Secondary school in Alness, Scotland

Alness Academy (Acadamaidh Alanais) is a secondary school in Alness, Highland in the north on the Cromarty Firth of Scotland, serving the town of Alness and the villages of Evanton and Ardross. Along with five associated primary schools, it was one of the pilot New Community Schools in the Highlands. Originally built in the 1970s, it is one of the main schools in Ross-shire, with a school roll of 505.

Alness GeoScience STEM club came 2nd In the Junior Saltire Awards in Glasgow, June 2015. The Schools Rock Challenge group came a superb 4th place in the Rock Challenge National Final, Dundee, also in June 2015.

In June 2016 Alness Geoscience won club of the year 2016 as well as winning the WEIR 3D printed pump challenge, at the celebration of engineering and science, Glasgow science centre.

As part of the Highland Council's Sustainable School Estate Review, Alness Academy along with Invergordon Academy and several feeder primaries argued for replacement of the Alness Academy building and possible consolidation of the two secondary schools. In January 2016 funds for a new Alness building were confirmed. The government support came from £230m it had allocated to replacing or upgrading 19 schools across Scotland. The new building opened to students on 28 October 2020.

The Princess Royal officially opened Alness Academy on Tuesday 8 June 2021.

The school has been designed for complete flexibility with a sports block housing a four court games hall, gymnasium and six-lane 25 m pool for shared community use, and a linked two-storey main teaching block.

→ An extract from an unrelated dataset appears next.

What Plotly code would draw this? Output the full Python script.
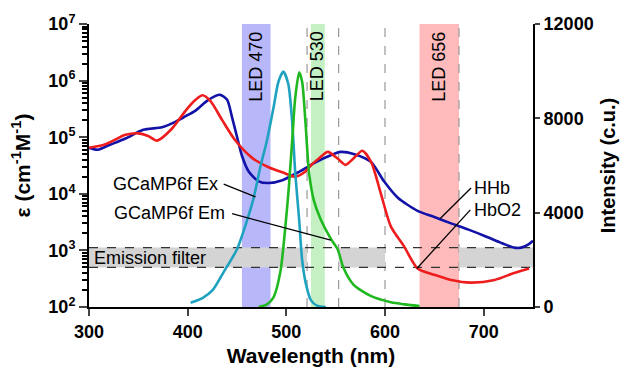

The L-shaped teaching block has 14 general teaching classrooms, six science labs and other associated science facilities, three arts and ceramic classrooms, technologies and business classrooms and workshops, music and drama classrooms / practice rooms, hair and beauty salon, a traditional teaching kitchen (Home Economics) and a number of SEBN (Social, Emotional & Behavioural Needs) and ASN (Additional Support Needs) classrooms and associated facilities.